周迟也笑,“我觉得你没再次挨打就是进步。”
“滚你妈的!”
“喂喂喂!我好心安排,你自己搞砸的,怎么能怪到我头上?”
“干嘛不提前告诉我?”
“我们大家都想看看傅总的真实反映嘛!”
“我们你们就是想看热闹!”
周迟:“嘿嘿嘿。”
“走吧,不管她了,我们回叙继续喝酒。”
“真不管了?”
“假的。”
……
容父容母的一起去世,对容颜和容照来说,都是一种打击。
容照还好一点,男人嘛,这么多年忍习惯了,也就不会讲情绪外泄。
何故烟也是了解他的,没有多问什么,把孩子交给了阿姨,尽量多陪着他。
容颜的情况要更糟糕一些,她去过医院,看了容父容母的遗体后,回来就一直做噩梦,甚至梦到容父来索命。
潜意识里,她还是惧怕容父的。
也是,这么多年的影响,不是短短几年就可以彻底消除的。
秦非同也把这几天的工作都扔给庄重和林岩了,一天二十四小时陪着容颜。
但是容颜还是病倒了,且发了高烧。
刚好家里又没有退烧药了,秦非同就直接把容颜带去了医院。
抱着她去找医生的时候,容颜一直嘀嘀咕咕地在说着什么,秦非同还以为她是烧糊涂了在说胡话,也就没有特别在意。
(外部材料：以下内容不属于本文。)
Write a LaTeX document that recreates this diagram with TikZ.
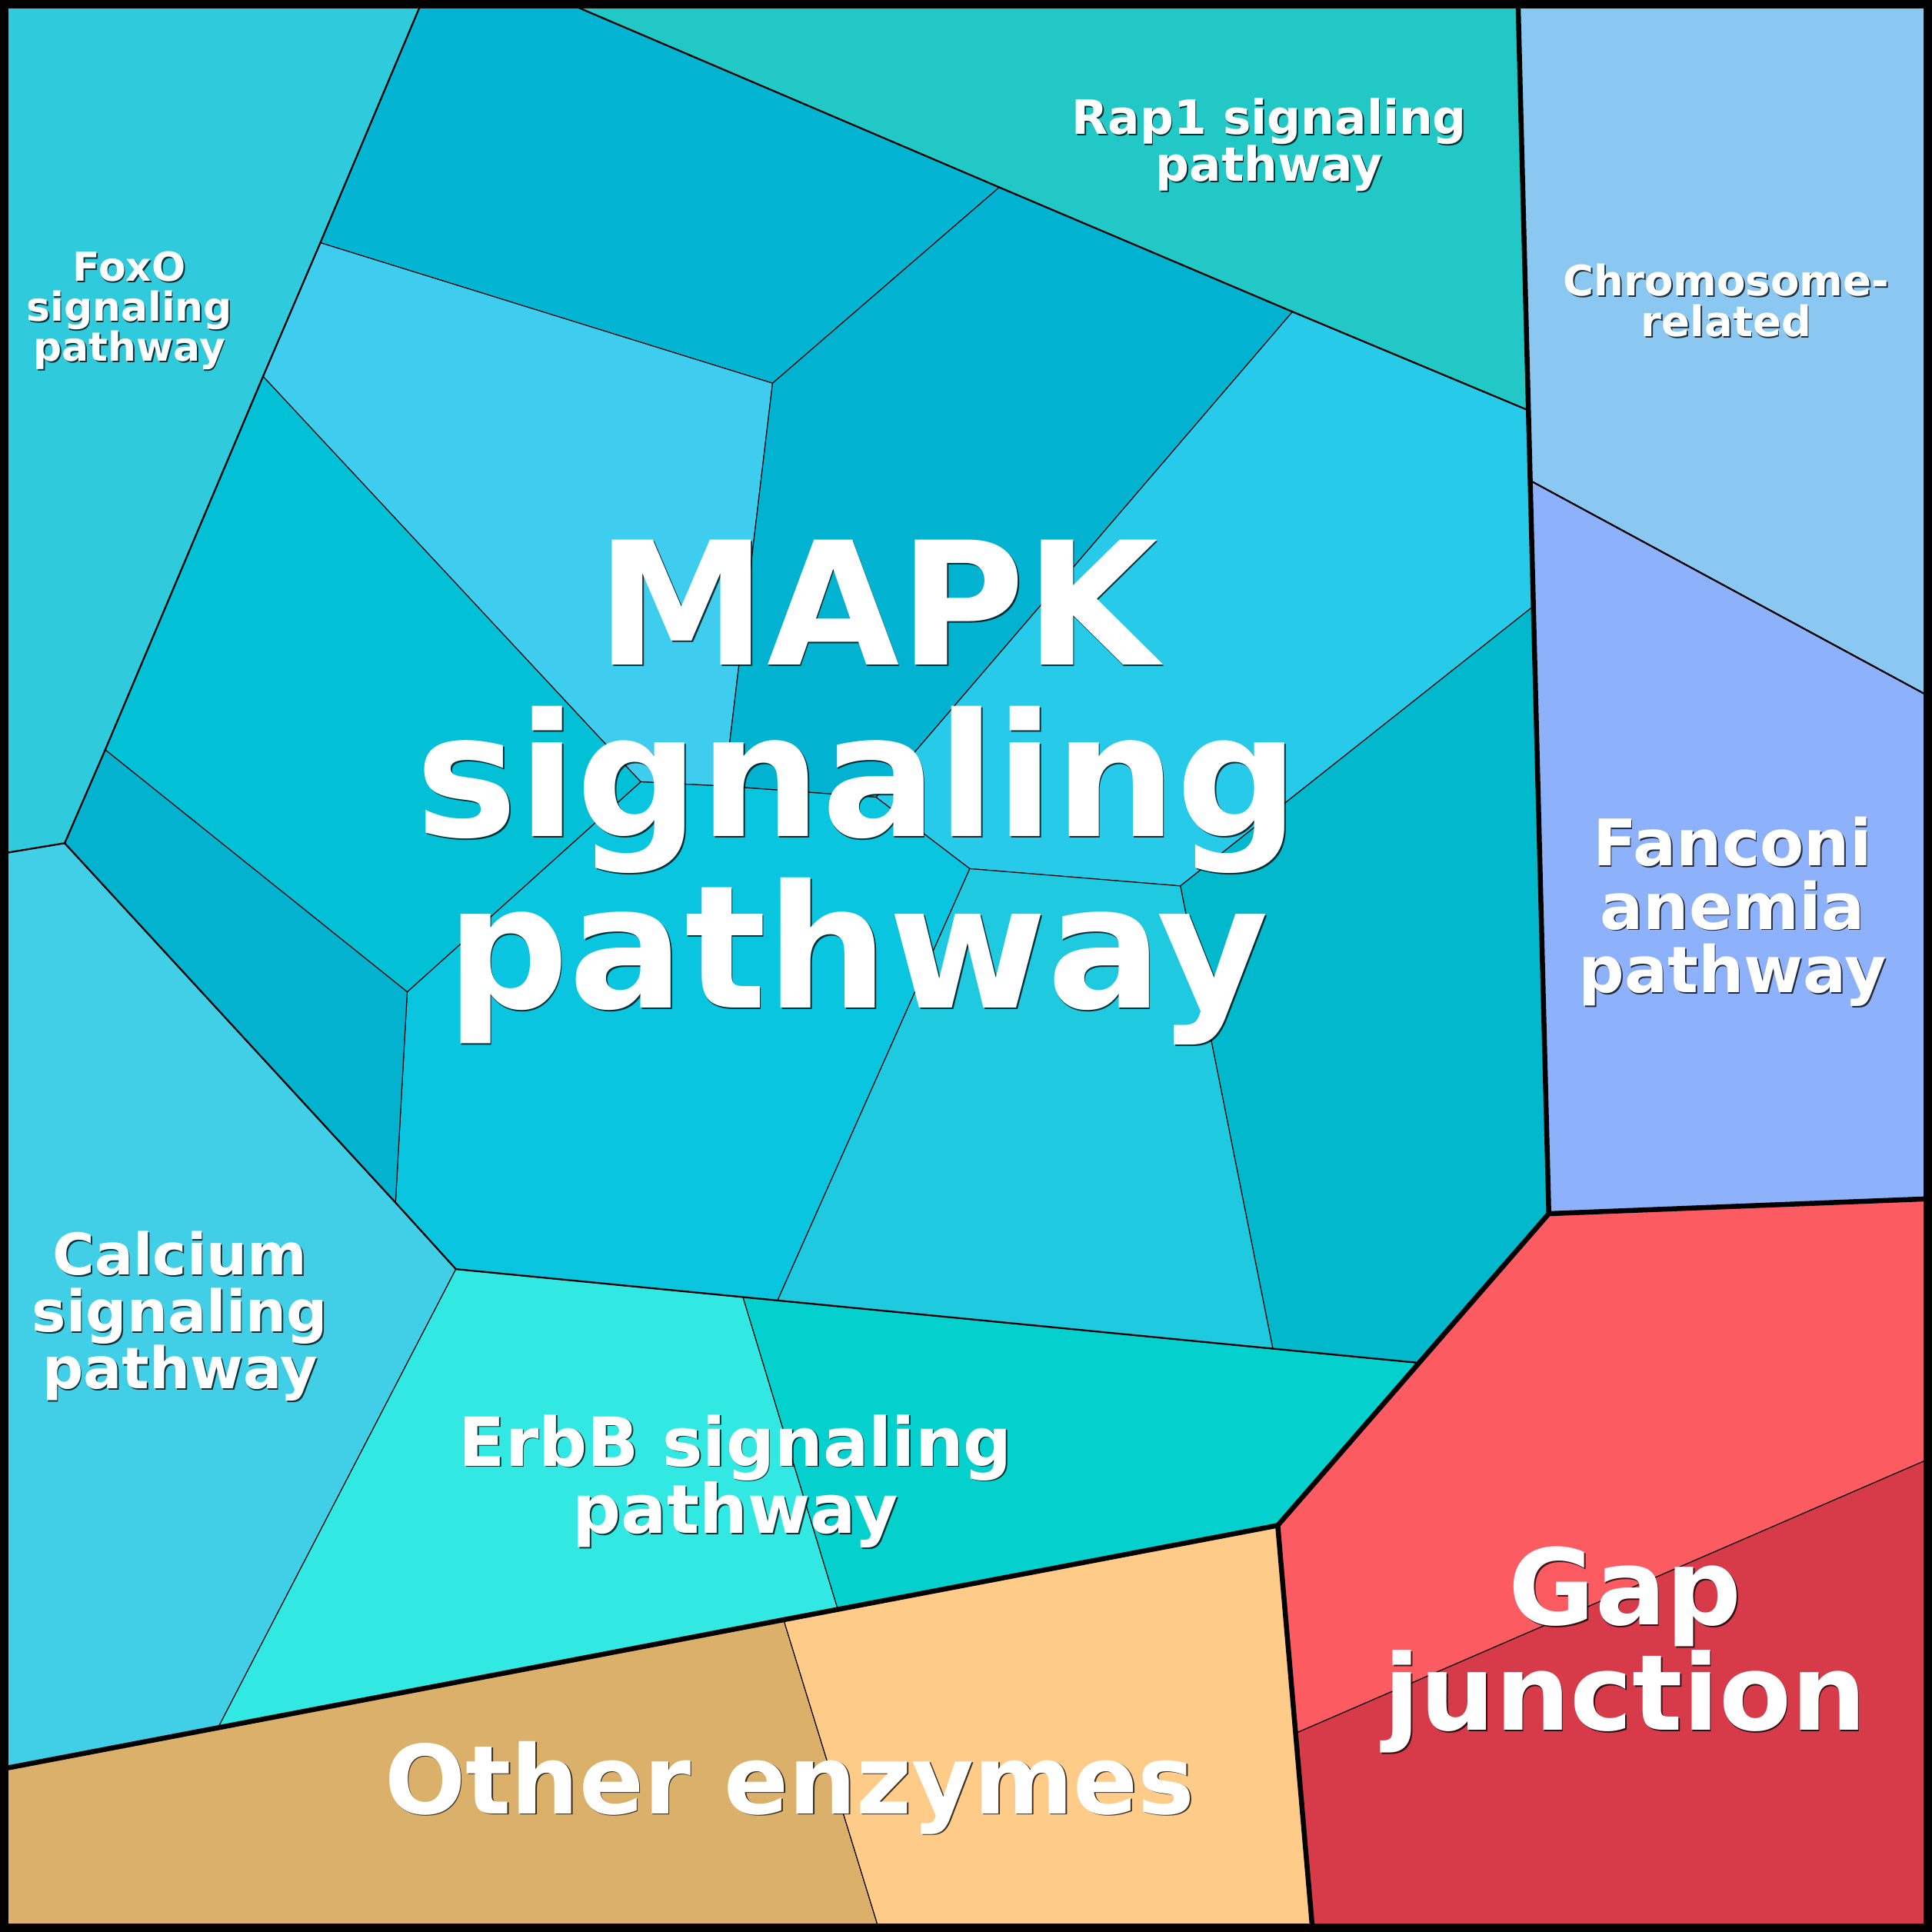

反倒是到了医生那边,医生很仔细地俯身靠近容颜听了听,然后表情就变得有些严肃。
她问秦非同:“你老婆是不是怀孕了?”
秦非同一愣:“我不知道。”
医生:“……”
无语过后,医生又忍不住念叨他:“你这个老公怎么当的,怎么一点都不关心自己的老婆?她刚刚说她的例假推迟了十几天,有可能怀孕了,所以先不要给她吃药,先抽血做个检查吧。”
“那、那她发烧怎么办?”秦非同比刚才更愣了。
他现在整个脑子都是空的,说话都是凭借本能。
‘怀孕’这两个字一遍遍地在耳边回响,震得他耳朵发疼,心里空无。